--- Dataset extract ---
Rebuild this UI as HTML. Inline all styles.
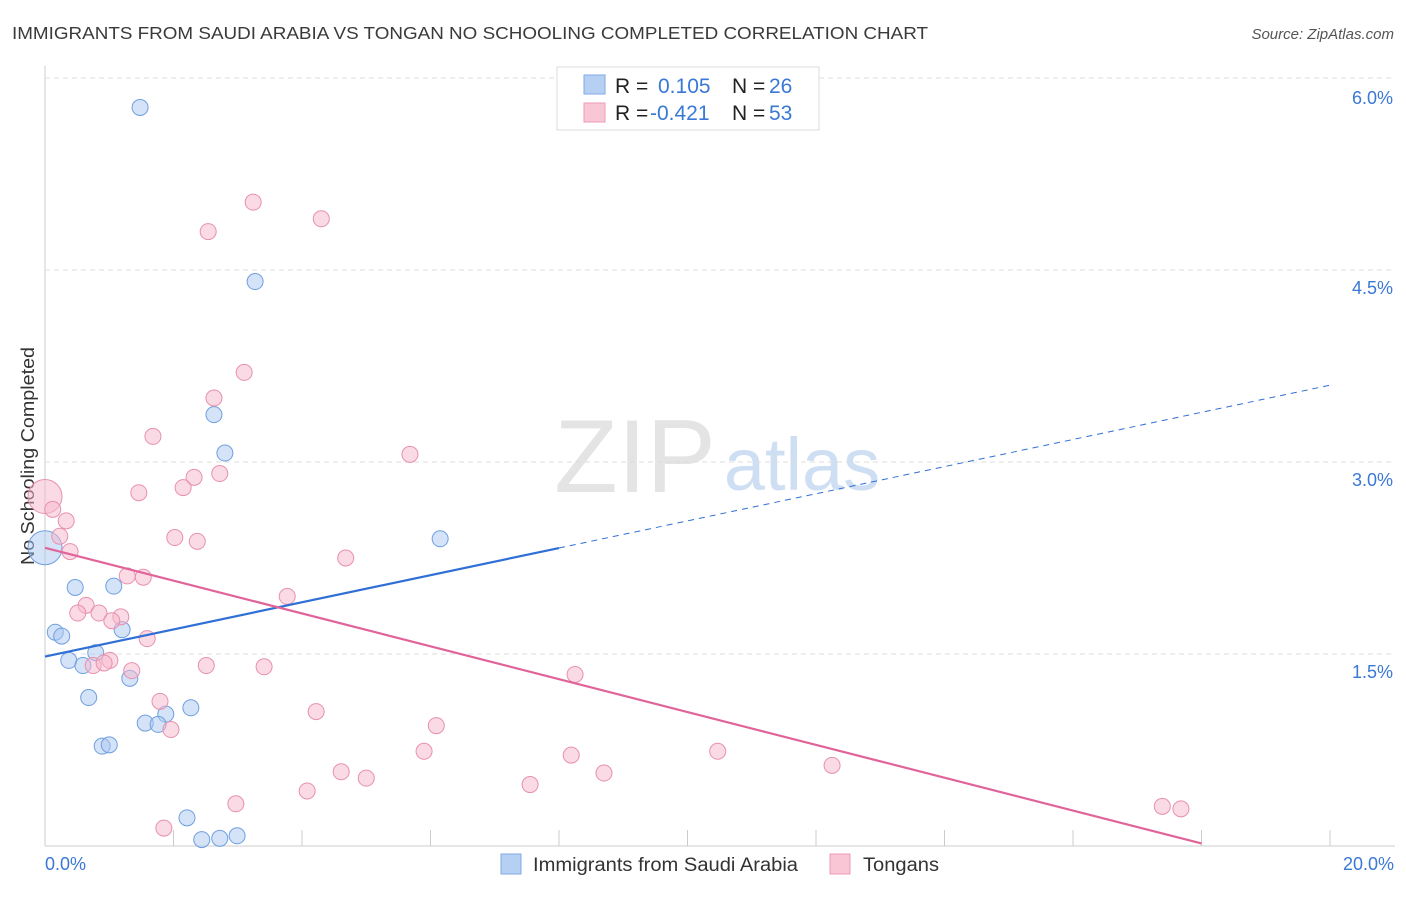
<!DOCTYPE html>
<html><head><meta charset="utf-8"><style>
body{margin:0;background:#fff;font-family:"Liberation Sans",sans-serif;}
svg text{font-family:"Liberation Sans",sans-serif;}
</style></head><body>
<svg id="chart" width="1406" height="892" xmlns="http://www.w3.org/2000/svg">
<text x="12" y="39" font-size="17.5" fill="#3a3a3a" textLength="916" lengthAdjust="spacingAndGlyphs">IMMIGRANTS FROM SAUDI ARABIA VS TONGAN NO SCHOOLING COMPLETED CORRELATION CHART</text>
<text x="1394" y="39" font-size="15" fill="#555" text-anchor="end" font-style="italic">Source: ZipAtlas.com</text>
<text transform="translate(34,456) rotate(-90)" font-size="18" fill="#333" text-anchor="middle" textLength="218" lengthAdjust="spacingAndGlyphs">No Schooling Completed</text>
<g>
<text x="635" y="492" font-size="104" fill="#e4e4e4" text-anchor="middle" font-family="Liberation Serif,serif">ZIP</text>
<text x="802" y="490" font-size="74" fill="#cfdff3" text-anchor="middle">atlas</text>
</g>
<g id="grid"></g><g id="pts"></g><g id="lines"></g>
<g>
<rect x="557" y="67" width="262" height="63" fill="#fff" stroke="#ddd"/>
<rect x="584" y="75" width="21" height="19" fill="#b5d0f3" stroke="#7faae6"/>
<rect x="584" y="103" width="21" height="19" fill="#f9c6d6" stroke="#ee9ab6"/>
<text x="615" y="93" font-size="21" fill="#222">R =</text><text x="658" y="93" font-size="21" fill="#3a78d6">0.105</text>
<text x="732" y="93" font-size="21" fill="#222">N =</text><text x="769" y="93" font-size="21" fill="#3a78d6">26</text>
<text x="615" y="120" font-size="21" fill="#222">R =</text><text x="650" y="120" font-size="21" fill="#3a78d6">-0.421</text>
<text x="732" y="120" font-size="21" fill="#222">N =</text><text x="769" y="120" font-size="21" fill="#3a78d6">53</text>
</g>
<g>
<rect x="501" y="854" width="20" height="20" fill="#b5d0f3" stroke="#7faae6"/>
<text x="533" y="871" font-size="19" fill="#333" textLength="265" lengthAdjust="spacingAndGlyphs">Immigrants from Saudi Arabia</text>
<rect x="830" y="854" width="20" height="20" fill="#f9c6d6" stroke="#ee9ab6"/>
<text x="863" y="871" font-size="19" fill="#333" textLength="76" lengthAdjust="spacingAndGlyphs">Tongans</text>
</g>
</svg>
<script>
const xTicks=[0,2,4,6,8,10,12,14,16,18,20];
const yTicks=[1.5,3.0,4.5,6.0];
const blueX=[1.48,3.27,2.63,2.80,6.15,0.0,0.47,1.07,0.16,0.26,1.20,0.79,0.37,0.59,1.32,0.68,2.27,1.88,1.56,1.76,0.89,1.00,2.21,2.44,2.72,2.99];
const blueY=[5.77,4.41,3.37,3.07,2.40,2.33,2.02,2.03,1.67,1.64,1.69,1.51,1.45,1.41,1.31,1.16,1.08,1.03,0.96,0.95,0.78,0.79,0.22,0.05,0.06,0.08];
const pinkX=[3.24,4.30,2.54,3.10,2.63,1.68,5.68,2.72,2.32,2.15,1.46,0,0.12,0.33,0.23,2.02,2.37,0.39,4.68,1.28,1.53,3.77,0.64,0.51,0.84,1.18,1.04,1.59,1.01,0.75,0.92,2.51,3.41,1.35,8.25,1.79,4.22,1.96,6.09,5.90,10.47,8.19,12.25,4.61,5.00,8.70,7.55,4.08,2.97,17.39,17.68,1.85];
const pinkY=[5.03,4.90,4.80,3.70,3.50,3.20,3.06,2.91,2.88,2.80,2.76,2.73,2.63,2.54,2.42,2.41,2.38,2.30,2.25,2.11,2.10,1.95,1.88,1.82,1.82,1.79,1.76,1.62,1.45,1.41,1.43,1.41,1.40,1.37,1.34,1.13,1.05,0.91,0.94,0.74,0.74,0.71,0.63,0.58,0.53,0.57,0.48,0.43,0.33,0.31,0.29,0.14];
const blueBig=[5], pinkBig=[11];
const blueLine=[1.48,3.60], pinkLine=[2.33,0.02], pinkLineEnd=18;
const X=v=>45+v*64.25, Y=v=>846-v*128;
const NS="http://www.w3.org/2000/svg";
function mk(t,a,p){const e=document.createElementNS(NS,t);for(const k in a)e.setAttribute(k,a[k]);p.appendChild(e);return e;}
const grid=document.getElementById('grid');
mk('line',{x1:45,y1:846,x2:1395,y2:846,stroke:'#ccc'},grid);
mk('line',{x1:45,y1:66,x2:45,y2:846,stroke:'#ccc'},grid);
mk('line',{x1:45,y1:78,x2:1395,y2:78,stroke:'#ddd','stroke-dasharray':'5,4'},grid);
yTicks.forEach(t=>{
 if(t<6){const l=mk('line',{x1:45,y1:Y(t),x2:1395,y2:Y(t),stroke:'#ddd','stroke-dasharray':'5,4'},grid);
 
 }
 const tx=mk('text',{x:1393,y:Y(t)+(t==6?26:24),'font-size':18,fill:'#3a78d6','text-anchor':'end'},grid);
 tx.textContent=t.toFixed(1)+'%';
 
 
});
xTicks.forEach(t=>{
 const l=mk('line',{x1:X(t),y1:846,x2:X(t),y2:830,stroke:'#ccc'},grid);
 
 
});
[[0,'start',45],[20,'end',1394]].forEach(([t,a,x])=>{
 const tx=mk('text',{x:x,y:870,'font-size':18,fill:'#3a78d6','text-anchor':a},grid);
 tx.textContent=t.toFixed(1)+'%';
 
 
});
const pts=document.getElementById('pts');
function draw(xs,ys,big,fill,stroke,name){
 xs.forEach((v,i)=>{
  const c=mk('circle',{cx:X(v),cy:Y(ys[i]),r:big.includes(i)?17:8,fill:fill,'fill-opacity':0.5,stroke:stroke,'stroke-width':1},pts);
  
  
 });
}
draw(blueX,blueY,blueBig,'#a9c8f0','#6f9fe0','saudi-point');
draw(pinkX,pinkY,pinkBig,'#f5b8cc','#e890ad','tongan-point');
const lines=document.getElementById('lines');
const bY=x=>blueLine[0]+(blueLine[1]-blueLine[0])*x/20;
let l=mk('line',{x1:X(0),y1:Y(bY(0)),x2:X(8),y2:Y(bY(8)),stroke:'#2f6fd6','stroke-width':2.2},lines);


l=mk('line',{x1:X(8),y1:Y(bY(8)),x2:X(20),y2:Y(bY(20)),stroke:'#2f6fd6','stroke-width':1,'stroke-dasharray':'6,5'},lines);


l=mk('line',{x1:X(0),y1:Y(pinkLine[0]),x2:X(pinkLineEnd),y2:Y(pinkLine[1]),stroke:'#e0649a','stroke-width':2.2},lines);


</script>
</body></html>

--- Your task ---
Transcribe the listing in full. Omit the pictures and keep every line exact.

--- Exercise output ---
Rebuild this UI as HTML. Inline all styles.
<!DOCTYPE html>
<html><head><meta charset="utf-8"><style>
body{margin:0;background:#fff;font-family:"Liberation Sans",sans-serif;}
svg text{font-family:"Liberation Sans",sans-serif;}
</style></head><body>
<svg id="chart" width="1406" height="892" xmlns="http://www.w3.org/2000/svg">
<text x="12" y="39" font-size="17.5" fill="#3a3a3a" textLength="916" lengthAdjust="spacingAndGlyphs">IMMIGRANTS FROM SAUDI ARABIA VS TONGAN NO SCHOOLING COMPLETED CORRELATION CHART</text>
<text x="1394" y="39" font-size="15" fill="#555" text-anchor="end" font-style="italic">Source: ZipAtlas.com</text>
<text transform="translate(34,456) rotate(-90)" font-size="18" fill="#333" text-anchor="middle" textLength="218" lengthAdjust="spacingAndGlyphs">No Schooling Completed</text>
<g>
<text x="635" y="492" font-size="104" fill="#e4e4e4" text-anchor="middle" font-family="Liberation Serif,serif">ZIP</text>
<text x="802" y="490" font-size="74" fill="#cfdff3" text-anchor="middle">atlas</text>
</g>
<g id="grid"></g><g id="pts"></g><g id="lines"></g>
<g>
<rect x="557" y="67" width="262" height="63" fill="#fff" stroke="#ddd"/>
<rect x="584" y="75" width="21" height="19" fill="#b5d0f3" stroke="#7faae6"/>
<rect x="584" y="103" width="21" height="19" fill="#f9c6d6" stroke="#ee9ab6"/>
<text x="615" y="93" font-size="21" fill="#222">R =</text><text x="658" y="93" font-size="21" fill="#3a78d6">0.105</text>
<text x="732" y="93" font-size="21" fill="#222">N =</text><text x="769" y="93" font-size="21" fill="#3a78d6">26</text>
<text x="615" y="120" font-size="21" fill="#222">R =</text><text x="650" y="120" font-size="21" fill="#3a78d6">-0.421</text>
<text x="732" y="120" font-size="21" fill="#222">N =</text><text x="769" y="120" font-size="21" fill="#3a78d6">53</text>
</g>
<g>
<rect x="501" y="854" width="20" height="20" fill="#b5d0f3" stroke="#7faae6"/>
<text x="533" y="871" font-size="19" fill="#333" textLength="265" lengthAdjust="spacingAndGlyphs">Immigrants from Saudi Arabia</text>
<rect x="830" y="854" width="20" height="20" fill="#f9c6d6" stroke="#ee9ab6"/>
<text x="863" y="871" font-size="19" fill="#333" textLength="76" lengthAdjust="spacingAndGlyphs">Tongans</text>
</g>
</svg>
<script>
const xTicks=[0,2,4,6,8,10,12,14,16,18,20];
const yTicks=[1.5,3.0,4.5,6.0];
const blueX=[1.48,3.27,2.63,2.80,6.15,0.0,0.47,1.07,0.16,0.26,1.20,0.79,0.37,0.59,1.32,0.68,2.27,1.88,1.56,1.76,0.89,1.00,2.21,2.44,2.72,2.99];
const blueY=[5.77,4.41,3.37,3.07,2.40,2.33,2.02,2.03,1.67,1.64,1.69,1.51,1.45,1.41,1.31,1.16,1.08,1.03,0.96,0.95,0.78,0.79,0.22,0.05,0.06,0.08];
const pinkX=[3.24,4.30,2.54,3.10,2.63,1.68,5.68,2.72,2.32,2.15,1.46,0,0.12,0.33,0.23,2.02,2.37,0.39,4.68,1.28,1.53,3.77,0.64,0.51,0.84,1.18,1.04,1.59,1.01,0.75,0.92,2.51,3.41,1.35,8.25,1.79,4.22,1.96,6.09,5.90,10.47,8.19,12.25,4.61,5.00,8.70,7.55,4.08,2.97,17.39,17.68,1.85];
const pinkY=[5.03,4.90,4.80,3.70,3.50,3.20,3.06,2.91,2.88,2.80,2.76,2.73,2.63,2.54,2.42,2.41,2.38,2.30,2.25,2.11,2.10,1.95,1.88,1.82,1.82,1.79,1.76,1.62,1.45,1.41,1.43,1.41,1.40,1.37,1.34,1.13,1.05,0.91,0.94,0.74,0.74,0.71,0.63,0.58,0.53,0.57,0.48,0.43,0.33,0.31,0.29,0.14];
const blueBig=[5], pinkBig=[11];
const blueLine=[1.48,3.60], pinkLine=[2.33,0.02], pinkLineEnd=18;
const X=v=>45+v*64.25, Y=v=>846-v*128;
const NS="http://www.w3.org/2000/svg";
function mk(t,a,p){const e=document.createElementNS(NS,t);for(const k in a)e.setAttribute(k,a[k]);p.appendChild(e);return e;}
const grid=document.getElementById('grid');
mk('line',{x1:45,y1:846,x2:1395,y2:846,stroke:'#ccc'},grid);
mk('line',{x1:45,y1:66,x2:45,y2:846,stroke:'#ccc'},grid);
mk('line',{x1:45,y1:78,x2:1395,y2:78,stroke:'#ddd','stroke-dasharray':'5,4'},grid);
yTicks.forEach(t=>{
 if(t<6){const l=mk('line',{x1:45,y1:Y(t),x2:1395,y2:Y(t),stroke:'#ddd','stroke-dasharray':'5,4'},grid);
 
 }
 const tx=mk('text',{x:1393,y:Y(t)+(t==6?26:24),'font-size':18,fill:'#3a78d6','text-anchor':'end'},grid);
 tx.textContent=t.toFixed(1)+'%';
 
 
});
xTicks.forEach(t=>{
 const l=mk('line',{x1:X(t),y1:846,x2:X(t),y2:830,stroke:'#ccc'},grid);
 
 
});
[[0,'start',45],[20,'end',1394]].forEach(([t,a,x])=>{
 const tx=mk('text',{x:x,y:870,'font-size':18,fill:'#3a78d6','text-anchor':a},grid);
 tx.textContent=t.toFixed(1)+'%';
 
 
});
const pts=document.getElementById('pts');
function draw(xs,ys,big,fill,stroke,name){
 xs.forEach((v,i)=>{
  const c=mk('circle',{cx:X(v),cy:Y(ys[i]),r:big.includes(i)?17:8,fill:fill,'fill-opacity':0.5,stroke:stroke,'stroke-width':1},pts);
  
  
 });
}
draw(blueX,blueY,blueBig,'#a9c8f0','#6f9fe0','saudi-point');
draw(pinkX,pinkY,pinkBig,'#f5b8cc','#e890ad','tongan-point');
const lines=document.getElementById('lines');
const bY=x=>blueLine[0]+(blueLine[1]-blueLine[0])*x/20;
let l=mk('line',{x1:X(0),y1:Y(bY(0)),x2:X(8),y2:Y(bY(8)),stroke:'#2f6fd6','stroke-width':2.2},lines);


l=mk('line',{x1:X(8),y1:Y(bY(8)),x2:X(20),y2:Y(bY(20)),stroke:'#2f6fd6','stroke-width':1,'stroke-dasharray':'6,5'},lines);


l=mk('line',{x1:X(0),y1:Y(pinkLine[0]),x2:X(pinkLineEnd),y2:Y(pinkLine[1]),stroke:'#e0649a','stroke-width':2.2},lines);


</script>
</body></html>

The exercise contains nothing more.